L’interrogation peut sembler prétentieuse après 70 ans de vie œcuménique, d’autant plus qu’il s’agit de ce plus petit pays du Moyen-Orient en proie à de nombreuses tensions internes et régionales. Avec un système politique fondé sur un modus vivendi proportionnel aux dimensions de ses 18 communautés religieuses, chrétiennes et musulmanes avec leurs ramifications respectives.

Une observation socio-démographique permet de mieux situer notre postulat de départ. Au début des années 1800, le Mont Liban constituait l’habitat des chrétiens Maronites et des Druzes, ces montagnards qu’on opposait aux citadins de Beyrouth, capitale marchande et côtière, abritant les intellectuels et commerçants orthodoxes et sunnites. C’est à cette période que des missionnaires catholiques (plutôt français) et des missionnaires protestants (surtout américains) arrivaient au Liban dans un but d’évangélisation des populations musulmanes, plus particulièrement celles de Palestine ou des territoires dits bibliques. Les missions catholiques s’inséraient en milieu chrétien dans la montagne et en ville, parmi les Orthodoxes.

Quant aux protestants, d’abord américains puis européens, ils s’installaient dès 1823 en milieu majoritairement musulman comprenant une minorité orthodoxe bien enracinée.
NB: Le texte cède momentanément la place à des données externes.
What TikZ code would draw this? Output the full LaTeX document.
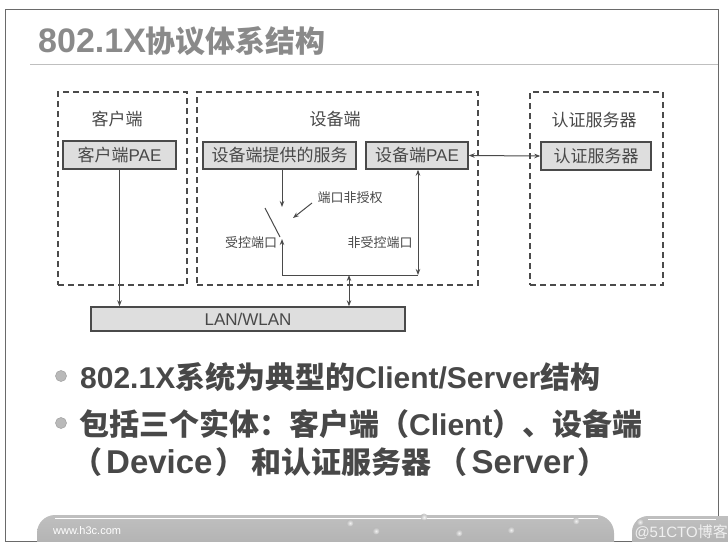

La prédication de la Parole, principal moyen de sensibilisation du public, se confrontait à un problème majeur: l’usage de la langue vernaculaire en opposition à la langue liturgique des églises locales traditionnelles : le grec, l’assyrien ou l’araméen. La lecture et la compréhension de la Parole de Dieu, éléments fondamentaux de cette nouvelle confession de foi, ont fortement œuvré en faveur de la généralisation de l’enseignement des garçons et, spécificité chrétienne, des filles. En leur qualité de futures mamans, c’est auprès d’elles que se ferait la transmission de la foi.

En 1975, Beyrouth Ouest comptait à elle seule 9 collèges et lycées d’inspiration ou de formation protestante et 12 entre Est et Ouest confondus, soutenus par 7 Églises ou congrégations locales. En même temps, la diffusion de la Bible et de la littérature religieuse, l’installation de sociétés bibliques, ont contribué à la diffusion de la Bonne Nouvelle et à la création d’un solide réseau œcuménique autour des Écritures.

Beyrouth fut aussi la « capitale » du véritable œcuménisme entre les quatre familles religieuses du Moyen Orient. Le CEMO (Conseil des Églises du Moyen-Orient ), fondé en 1974, fut largement initié et soutenu par son bras protestant et ceci tout au long de la guerre civile et des conflits régionaux. La présence du protestantisme au Moyen Orient – et plus particulièrement à Beyrouth – a certes laissé un cachet indélébile sur cette « terre de mission». Elle a facilité l’exposition des Libanais aux cultures et civilisations étrangères.

Nous souhaiterions que ces talents reçus en abondance soient investis au service du développement du pays, de la région, afin de continuer à soutenir les plus petits d’entre nos frères.